Example #2: Financial Summary
I kid you not, this is an actual financial summary output in a top Seeking Alpha post.
To start, this is a direct screenshot (not even an enhanced metafile output) of an Excel workbook. The gridlines are still visible. All of the values have two decimal points even though they’re still just zeroed. Some of the calculated statistics are off to the right, but they’re so far out that you’d need a ruler in order to match it up the figure they correspond to. There’s also inconsistent titling (“Gross Profit” vs. “gross profit”).
This output is a tragedy and a scourge upon our people.
From an analytical perspective, this is also way too much information to try to display in a single chart. I would definitely make different financial summaries for each business.
If you absolutely had to include this information on one output, you’d at least try to reduce the total numbers displayed. That means cutting down all unnecessary digits – I would do zero decimals for both percentages and dollars, as they don’t change the implication of the data. I would also get rid of all of the numbers on the right and just include CAGRs for each row.
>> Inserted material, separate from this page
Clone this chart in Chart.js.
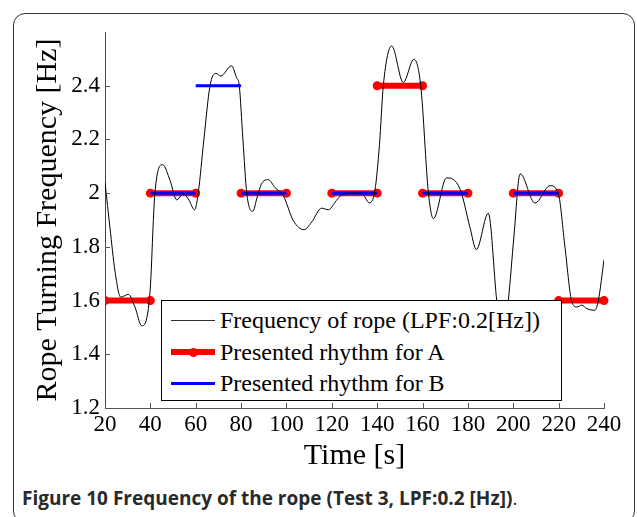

Lastly, I would also add some colors to titles (e.g., Amazon, Facebook, the year row) in order to separate information and section things more visually.
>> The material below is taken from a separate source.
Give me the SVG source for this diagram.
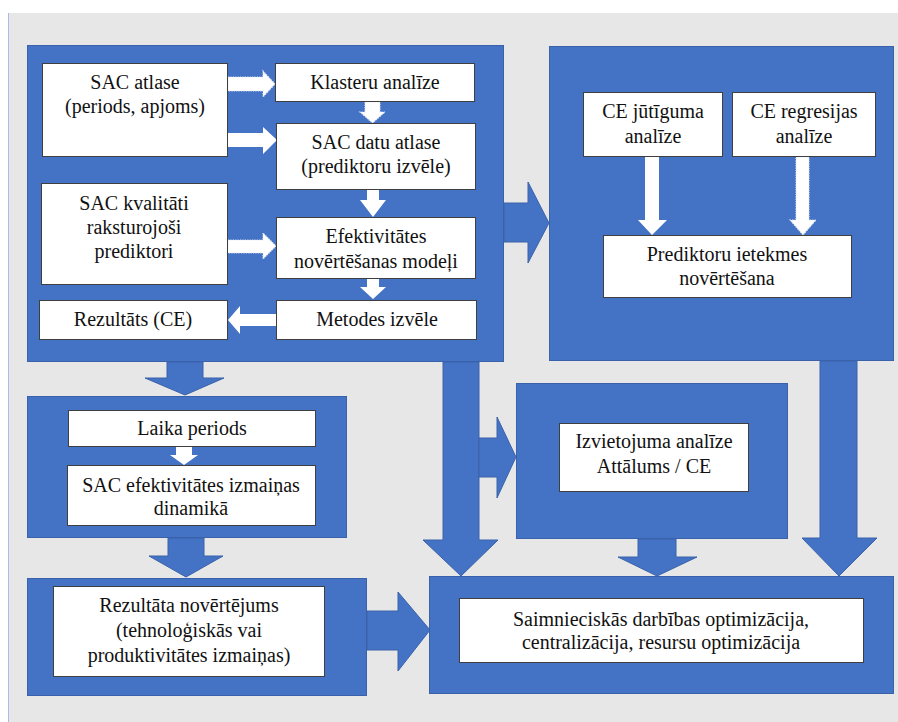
<svg xmlns="http://www.w3.org/2000/svg" width="898" height="722" viewBox="0 0 898 722">
  <style>
    .panel { fill: #4472c4; stroke: #3a62aa; stroke-width: 1; }
    .card { fill: #ffffff; stroke: #3f3f3f; stroke-width: 1; }
    .big { fill: #4472c4; stroke: #3a62aa; stroke-width: 1; }
    .solid { fill: #ffffff; stroke: none; }
    .dotted { fill: #ffffff; stroke: #dfe6f4; stroke-width: 1.2; stroke-dasharray: 1.2 1.2; }
    .lbl { font-family: 'Liberation Serif', 'Times New Roman', serif; font-size: 20px; fill: #111111; text-anchor: middle; }
  </style>

  <!-- page -->
  <rect x="0" y="0" width="898" height="722" fill="#ffffff"/>
  <rect x="8" y="13" width="890" height="709" fill="#e7e7e7"/>
  <line x1="8.5" y1="13" x2="8.5" y2="722" stroke="#a9bce6" stroke-width="1"/>

  <!-- container panels -->
  <g id="panel-selection"><rect class="panel" x="27.5" y="45.5" width="476" height="316"/></g>
  <g id="panel-impact"><rect class="panel" x="549.5" y="46.5" width="344" height="314"/></g>
  <g id="panel-dynamics"><rect class="panel" x="27.5" y="396.5" width="319" height="141"/></g>
  <g id="panel-result"><rect class="panel" x="27.5" y="578.5" width="339" height="117"/></g>
  <g id="panel-location"><rect class="panel" x="516.5" y="383.5" width="271" height="155"/></g>
  <g id="panel-optimization"><rect class="panel" x="429.5" y="576.5" width="464" height="117"/></g>

  <!-- connectors -->
  <g id="connectors">
    <!-- block arrows between panels -->
    <polygon class="big" points="504,203 528,203 528,182 549,223 528,263 528,242 504,242"/>
    <polygon class="big" points="167,362 203,362 203,378 224,378 185,395 145,378 167,378"/>
    <polygon class="big" points="443,362 479,362 479,540 498,540 461,576 423,540 443,540"/>
    <polygon class="big" points="479,438 497,438 497,417 516,457 497,498 497,477 479,477"/>
    <polygon class="big" points="820,361 857,361 857,538 877,538 839,576 802,538 820,538"/>
    <polygon class="big" points="638,539 676,539 676,557 697,557 657,576 618,557 638,557"/>
    <polygon class="big" points="168,538 204,538 204,556 223,556 186,577 149,556 168,556"/>
    <polygon class="big" points="367,611 398,611 398,592 430,630 398,671 398,650 367,650"/>

    <!-- white arrows inside panels -->
    <polygon class="dotted" points="228,77 263,77 263,71 275,84 263,97 263,91 228,91"/>
    <polygon class="solid" points="228,133 263,133 263,127 277,140 263,154 263,147 228,147"/>
    <polygon class="dotted" points="365,102 380,102 380,112 385,112 372.5,123 360,112 365,112"/>
    <polygon class="solid" points="367,190 379,190 379,200 386,200 373,217 360,200 367,200"/>
    <polygon class="dotted" points="228,240 263,240 263,233 276,246 263,259 263,253 228,253"/>
    <polygon class="solid" points="367,279 379,279 379,287 386,287 373,299 360,287 367,287"/>
    <polygon class="solid" points="276,314 240,314 240,306 228,320 240,334 240,326 276,326"/>
    <polygon class="solid" points="645,157 659,157 659,220 667,220 652,235 638,220 645,220"/>
    <polygon class="dotted" points="796,157 809,157 809,220 816,220 803,235 790,220 796,220"/>
    <polygon class="solid" points="176,447 192,447 192,455 198,455 184,465 170,455 176,455"/>
  </g>

  <!-- nodes -->
  <g id="sac-atlase">
    <rect class="card" x="42.5" y="63.5" width="185" height="93"/>
    <text class="lbl" font-family="'Liberation Serif', serif" x="135" y="89">SAC atlase</text>
    <text class="lbl" font-family="'Liberation Serif', serif" x="135" y="113">(periods, apjoms)</text>
  </g>
  <g id="klasteru-analize">
    <rect class="card" x="275.5" y="63.5" width="199" height="38"/>
    <text class="lbl" font-family="'Liberation Serif', serif" x="375" y="89">Klasteru analīze</text>
  </g>
  <g id="sac-datu-atlase">
    <rect class="card" x="276.5" y="123.5" width="199" height="66"/>
    <text class="lbl" font-family="'Liberation Serif', serif" x="376" y="149">SAC datu atlase</text>
    <text class="lbl" font-family="'Liberation Serif', serif" x="376" y="173">(prediktoru izvēle)</text>
  </g>
  <g id="sac-kvalitati">
    <rect class="card" x="41.5" y="183.5" width="186" height="101"/>
    <text class="lbl" font-family="'Liberation Serif', serif" x="134" y="210">SAC kvalitāti</text>
    <text class="lbl" font-family="'Liberation Serif', serif" x="134" y="234">raksturojoši</text>
    <text class="lbl" font-family="'Liberation Serif', serif" x="134" y="258">prediktori</text>
  </g>
  <g id="efektivitates-modeli">
    <rect class="card" x="276.5" y="217.5" width="199" height="61"/>
    <text class="lbl" font-family="'Liberation Serif', serif" x="376" y="243">Efektivitātes</text>
    <text class="lbl" font-family="'Liberation Serif', serif" x="376" y="268">novērtēšanas modeļi</text>
  </g>
  <g id="rezultats-ce">
    <rect class="card" x="39.5" y="300.5" width="188" height="39"/>
    <text class="lbl" font-family="'Liberation Serif', serif" x="133" y="326">Rezultāts (CE)</text>
  </g>
  <g id="metodes-izvele">
    <rect class="card" x="276.5" y="300.5" width="200" height="39"/>
    <text class="lbl" font-family="'Liberation Serif', serif" x="377" y="326">Metodes izvēle</text>
  </g>
  <g id="ce-jutiguma">
    <rect class="card" x="583.5" y="92.5" width="139" height="64"/>
    <text class="lbl" font-family="'Liberation Serif', serif" x="653" y="118">CE jūtīguma</text>
    <text class="lbl" font-family="'Liberation Serif', serif" x="653" y="143">analīze</text>
  </g>
  <g id="ce-regresijas">
    <rect class="card" x="732.5" y="92.5" width="143" height="64"/>
    <text class="lbl" font-family="'Liberation Serif', serif" x="804" y="118">CE regresijas</text>
    <text class="lbl" font-family="'Liberation Serif', serif" x="804" y="143">analīze</text>
  </g>
  <g id="prediktoru-ietekmes">
    <rect class="card" x="603.5" y="235.5" width="248" height="62"/>
    <text class="lbl" font-family="'Liberation Serif', serif" x="727" y="261">Prediktoru ietekmes</text>
    <text class="lbl" font-family="'Liberation Serif', serif" x="727" y="285">novērtēšana</text>
  </g>
  <g id="laika-periods">
    <rect class="card" x="68.5" y="410.5" width="247" height="36"/>
    <text class="lbl" font-family="'Liberation Serif', serif" x="192" y="435">Laika periods</text>
  </g>
  <g id="efektivitates-izmainas">
    <rect class="card" x="67.5" y="465.5" width="248" height="60"/>
    <text class="lbl" font-family="'Liberation Serif', serif" x="191" y="492">SAC efektivitātes izmaiņas</text>
    <text class="lbl" font-family="'Liberation Serif', serif" x="191" y="515">dinamikā</text>
  </g>
  <g id="rezultata-novertejums">
    <rect class="card" x="53.5" y="586.5" width="271" height="90"/>
    <text class="lbl" font-family="'Liberation Serif', serif" x="189" y="612">Rezultāta novērtējums</text>
    <text class="lbl" font-family="'Liberation Serif', serif" x="189" y="637">(tehnoloģiskās vai</text>
    <text class="lbl" font-family="'Liberation Serif', serif" x="189" y="662">produktivitātes izmaiņas)</text>
  </g>
  <g id="izvietojuma-analize">
    <rect class="card" x="559.5" y="423.5" width="189" height="68"/>
    <text class="lbl" font-family="'Liberation Serif', serif" x="654" y="448">Izvietojuma analīze</text>
    <text class="lbl" font-family="'Liberation Serif', serif" x="654" y="473">Attālums / CE</text>
  </g>
  <g id="saimnieciskas-optimizacija">
    <rect class="card" x="459.5" y="598.5" width="404" height="64"/>
    <text class="lbl" font-family="'Liberation Serif', serif" x="661" y="626">Saimnieciskās darbības optimizācija,</text>
    <text class="lbl" font-family="'Liberation Serif', serif" x="661" y="649">centralizācija, resursu optimizācija</text>
  </g>
</svg>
This is from Marcato’s presentation of Buffalo Wild Wings, which is a pretty clean and professional looking deck.
This is the financial projection summary of Buffalo Wild Wings, the company being pitched. What’s great about this is that there are clear headings and the most important figures are bolded.
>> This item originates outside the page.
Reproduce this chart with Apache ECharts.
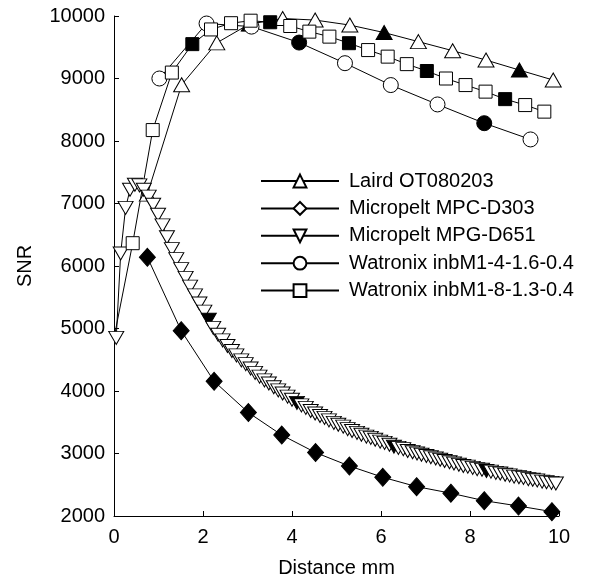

You can tell that the author of the graph is pointing your attention to the “% Franchised” row because of the yellow outline box. The long-term % Franchised target is obviously 90%. The decimals are chosen tastefully and relevant statistics are made available. There is a clean dashed line showing what are "actuals" and what are "expected".
Example #3: Line Graph
Let’s look at another Seeking Alpha graph. This is very clearly made using Excel’s default graphing function and has a ton of beginner mistakes.
The dates get cut off after 2019. There are no data labels on any of the data points. The two different lines are the same color and there is no legend, making it virtually impossible to distinguish what is happening. The gridlines don’t do very much to assist in the understanding of the graph. The outline of the box is unnecessary as it doesn’t separate the graph from other diagrams.
We finally come to a report straight out from the Bain Capital Global Private Equity Report, which, in my opinion, is an artistic masterpiece. It should be no surprise that a private equity firm with consulting culture makes the most beautiful and intuitive graphs in the world.
This graph clearly articulates how “Other PE” is growing faster than traditional buyouts. It displays two decades of information and has two clean CAGR lines to show where the trend changes. The colors, decimals and font choices are tasteful and presentable. The title is clear and all of the data is evenly spaced out. The colors also correspond to the colors used in the remainder of the presentation.
In summary, you should see that there are a lot of small differences that separate amateur from professional presentations. It might also be helpful to keep a list of these principles and formatting conventions handy as you make your own graphs.
Additionally, it can be very helpful to keep a couple of professional presentations by your desk so you can reference how the best investment firms make graphs. Similarly, in investment banking, it’s very wise to keep an old pitchbook that your MD already signed off on close by to reference.